There was no express promise between the parties in this case, and none is claimed. While a promise may be implied, the marriage alone is not sufficient to support such an inference. In this State each spouse has the right to own and control his or her property and in these days of governmental regulation and sophisticated taxation there are many legitimate reasons for married persons to do so. True enough, the husband and wife relationship is a partnership in the broadest sense of the word but if it is to be also a business partnership or a joint business venture in which each spouse equally participates both as to profits and losses, this should appear by *453something more than the flimsy evidence in this record. Many husbands volunteer business advice and heavy labor to their wives in the operation of a wife’s separately owned business, just as wives similarly situated to this plaintiff help out from time to time in their husbands’ offices or businesses. These things are done routinely in marriage and without any expectation of remuneration or an ownership interest in the spouses’ business. The law in New York has not reached the point at which a spouse may hold that there is a presumption of agreement to share equally all assets accumulated or earned during the marriage. If such consequences are to follow, there must be evidence of promise on the part of the husband, if the property is in his name only, that it is being held for the benefit of both parties (see Fischer v Wirth, supra; Matter of Wells, supra; see, also, Vassel v Vassel, 40 AD2d 713, affd 33 NY2d 533; Ehalt v Ehalt, 38 AD2d 839).

Where, then, is the evidence of a promise in this case? Certainly not when the business was conveyed to defendant and his partner Tomak in 1957 or to the husband alone two years later. During that time plaintiff was familiar with all aspects of the business and participated in it with full knowledge of the ownership and licensing arrangements. The parties accepted an arrangement by which the real property was held in joint names and the business was in the defendant’s name. To plaintiff’s knowledge all the business certificates, liquor licenses and waterway permits contained only his name. There is not the slightest evidence of any fraud, concealment or overreaching by defendant and for 12 years plaintiff made no protest or claim that she owned any part of this business. That claim came after the divorce.

The only evidence of a promise by the husband which the majority refer to is found in two statements. The first is a quotation of defendant which was nothing more than a generalized response on cross-examination. He expressed his desire as a man employed in a company which had no pension plan to retire to his personally owned business to support his family. This commonly held desire is not indicative of a promise of shared ownership. The other quote, plaintiff’s statement that the parties operated the business jointly, similarly does not support an inference of joint ownership for two reasons: first, the joint operation occurred at a time when the business was in defendant’s name alone and preceded any financial contributions by plaintiff, and second, because the *454work in the business by plaintiff was not referable to a promise by defendant that she would thereby acquire an interest in the property (see Matter of Wells, supra, p 474).
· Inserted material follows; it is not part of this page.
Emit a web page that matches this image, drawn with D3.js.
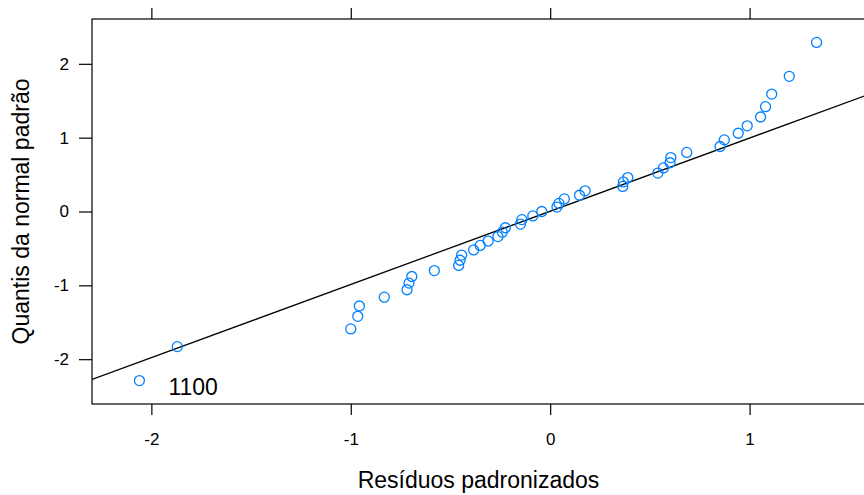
<!DOCTYPE html>
<html>
<head>
<meta charset="utf-8">
<script src="https://cdn.jsdelivr.net/npm/d3@7/dist/d3.min.js"></script>
<style>
  body { margin: 0; background: #fff; }
  text { font-family: "Liberation Sans", Arial, sans-serif; fill: #000; }
</style>
</head>
<body>
<svg id="chart" width="864" height="495"></svg>
<script>
// standardized residuals (x) vs theoretical normal quantiles (y)
const residuos = [-2.06, -1.87, -1.00, -0.965, -0.957, -0.832, -0.718, -0.708, -0.694, -0.581,
  -0.459, -0.452, -0.444, -0.384, -0.351, -0.311, -0.262, -0.240, -0.225, -0.149,
  -0.142, -0.087, -0.042, 0.034, 0.044, 0.071, 0.147, 0.175, 0.364, 0.367,
  0.389, 0.540, 0.568, 0.601, 0.605, 0.685, 0.852, 0.873, 0.943, 0.988,
  1.055, 1.080, 1.111, 1.199, 1.336]
const quantis = [-2.29, -1.83, -1.59, -1.42, -1.28, -1.16, -1.06, -0.97, -0.88, -0.80,
  -0.73, -0.66, -0.59, -0.52, -0.46, -0.40, -0.34, -0.28, -0.22, -0.17,
  -0.11, -0.06, 0.00, 0.06, 0.11, 0.17, 0.22, 0.28, 0.34, 0.40,
  0.46, 0.52, 0.59, 0.66, 0.73, 0.80, 0.88, 0.97, 1.06, 1.16,
  1.28, 1.42, 1.59, 1.83, 2.29]
const xTicks = [-2, -1, 0, 1]
const yTicks = [-2, -1, 0, 1, 2]
const rotulo = {index: 0, text: '1100'}
const linha = {intercept: 0.003, slope: 0.991}

let svg = d3.select('#chart'),
    panel = {left: 92, right: 865, top: 19, bottom: 404}

// lattice-style padding: 7% on each side of data range
let pad = (arr) => {
  let [lo, hi] = d3.extent(arr), d = (hi - lo) * 0.07
  return [lo - d, hi + d]
}

let x = d3.scaleLinear().domain(pad(residuos)).range([panel.left, panel.right - 1])
let y = d3.scaleLinear().domain([-2.607, 2.607]).range([panel.bottom, panel.top])

// plain hyphen for negatives, like R
let fmt = d => String(d)

// axes
let bottomAxis = d3.axisBottom(x).tickValues(xTicks).tickSize(11).tickSizeOuter(0).tickPadding(18).tickFormat(fmt)
let topAxis = d3.axisTop(x).tickValues(xTicks).tickSize(11).tickSizeOuter(0).tickFormat('')
let leftAxis = d3.axisLeft(y).tickValues(yTicks).tickSize(13).tickSizeOuter(0).tickPadding(10).tickFormat(fmt)

let styleAxis = g => {
  g.select('.domain').remove()
  g.selectAll('line').attr('stroke', '#000').attr('stroke-width', 1.2)
  g.selectAll('text').attr('font-size', 17).attr('font-family', '"Liberation Sans", Arial, sans-serif').attr('fill', '#000')
}

svg.append('g').attr('transform', `translate(0,${panel.bottom})`).call(bottomAxis).call(styleAxis)
svg.append('g').attr('transform', `translate(0,${panel.top})`).call(topAxis).call(styleAxis)
svg.append('g').attr('transform', `translate(${panel.left},0)`).call(leftAxis).call(styleAxis)

// panel frame
svg.append('rect')
  .attr('x', panel.left)
  .attr('y', panel.top)
  .attr('width', panel.right - panel.left)
  .attr('height', panel.bottom - panel.top)
  .attr('fill', 'none')
  .attr('stroke', '#000')
  .attr('stroke-width', 1.2)

svg.append('clipPath').attr('id', 'clip')
  .append('rect')
  .attr('x', panel.left)
  .attr('y', panel.top)
  .attr('width', panel.right - panel.left)
  .attr('height', panel.bottom - panel.top)

let plot = svg.append('g').attr('clip-path', 'url(#clip)')

// reference line
let [x0, x1] = x.domain()
plot.append('line')
  .attr('x1', x(x0))
  .attr('y1', y(linha.intercept + linha.slope * x0))
  .attr('x2', x(x1 + 0.05))
  .attr('y2', y(linha.intercept + linha.slope * (x1 + 0.05)))
  .attr('stroke', '#000')
  .attr('stroke-width', 1.3)

// points
plot.selectAll('circle')
  .data(residuos.map((r, i) => ({r, q: quantis[i]})))
  .join('circle')
  .attr('cx', d => x(d.r))
  .attr('cy', d => y(d.q))
  .attr('r', 5)
  .attr('fill', 'none')
  .attr('stroke', '#0080ff')
  .attr('stroke-width', 1.3)

// identified point label
svg.append('text')
  .attr('x', x(residuos[rotulo.index]) + 29)
  .attr('y', y(quantis[rotulo.index]) + 14)
  .attr('font-size', 23)
  .text(rotulo.text)

// axis titles
svg.append('text')
  .attr('x', (panel.left + panel.right) / 2)
  .attr('y', 488)
  .attr('text-anchor', 'middle')
  .attr('font-size', 23)
  .text('Resíduos padronizados')

svg.append('text')
  .attr('transform', `translate(29,${(panel.top + panel.bottom) / 2}) rotate(-90)`)
  .attr('text-anchor', 'middle')
  .attr('font-size', 23)
  .text('Quantis da normal padrão')
</script>
</body>
</html>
The efforts which plaintiff contributed to the operation were not induced by an abuse of the husband and wife relationship (see Ahrens v Jones, 169 NY 555; Fischer v Wirth, supra). Finally, the majority rely upon the transfer of plaintiff’s $4,000 inheritance in 1967 but she did not claim any promise by her husband induced that transfer.

More importantly, however, it is not clear from the evidence that plaintiff transferred these funds to defendant’s business. Plaintiff testified that the $4,000 went into the business "one way or another” but she later particularized this by saying that of this sum $3,000 was used for a parking lot and the rest for "major things that had to be done that required more than fifty dollars.” Thus, the credible evidence is that the money was an investment in the real property for which she was fully compensated by the judgment in her first cause of action. At best, the use of $1,000 of this inheritance may be in doubt but plaintiff’s failure to explain the use of her money should not be parlayed into an award of $27,500 for the business in addition to the $15,000 in apportioned value of the real estate.

This was a marginal business, at best. In the early years it showed receipts which were so negligible that they hardly justified the effort. The business gradually improved but even during the seven years from 1966-1972 it showed a profit only in the years 1969 and 1971. In the early years both parties worked at the tavern, and before defendant’s heart attack and retirement in 1967 the debts of the business were frequently paid with funds from his outside employment. Notwithstanding the recitals in the majority opinion, plaintiff’s input of time and effort after 1964 is a matter of considerable doubt. Her husband, her daughter and her son-in-law described her efforts as something less than those of a key operator in the organization and at that time a full-time employee was hired to be responsible for the business during the day when defendant was working. As for plaintiff’s sharing of the liabilities, I am not aware that signing a form 1040 joint tax return constituted an assumption of business liability by the wife.

Throughout the operation of this tavern plaintiff used business receipts and tips for her own purposes and she periodically purchased a new car in her own name with business funds. The conclusion is inescapable that plaintiff has been *455more than repaid for whatever money and effort she put into the business or the real estate, that her work was compensated for in precisely the manner contemplated by the parties and without any unjust enrichment of defendant.

It hardly seems necessary to comment upon the issue of unclean hands. By confirming plaintiff’s claim of ownership the court establishes that she was a party to the misrepresentations to the State Liquor Authority. That fact alone should be enough to prevent equitable relief (see O’Connor v O’Con-nor, 263 App Div 820, affd 288 NY 579; and see Carmine v Murphy, 285 NY 413 and Towner v Berg, 5 AD2d 481, 487).

I would reverse the judgment insofar as appealed from and dismiss the complaint.

Card amone, J. P., and Mahoney, J., concur with Goldman, J.; Simons and Witmer, JJ., dissent and vote to reverse the judgment and dismiss complaint in an opinion by Simons, J.

Judgment modified in accordance with opinion by Goldman, J., and as modified affirmed without costs.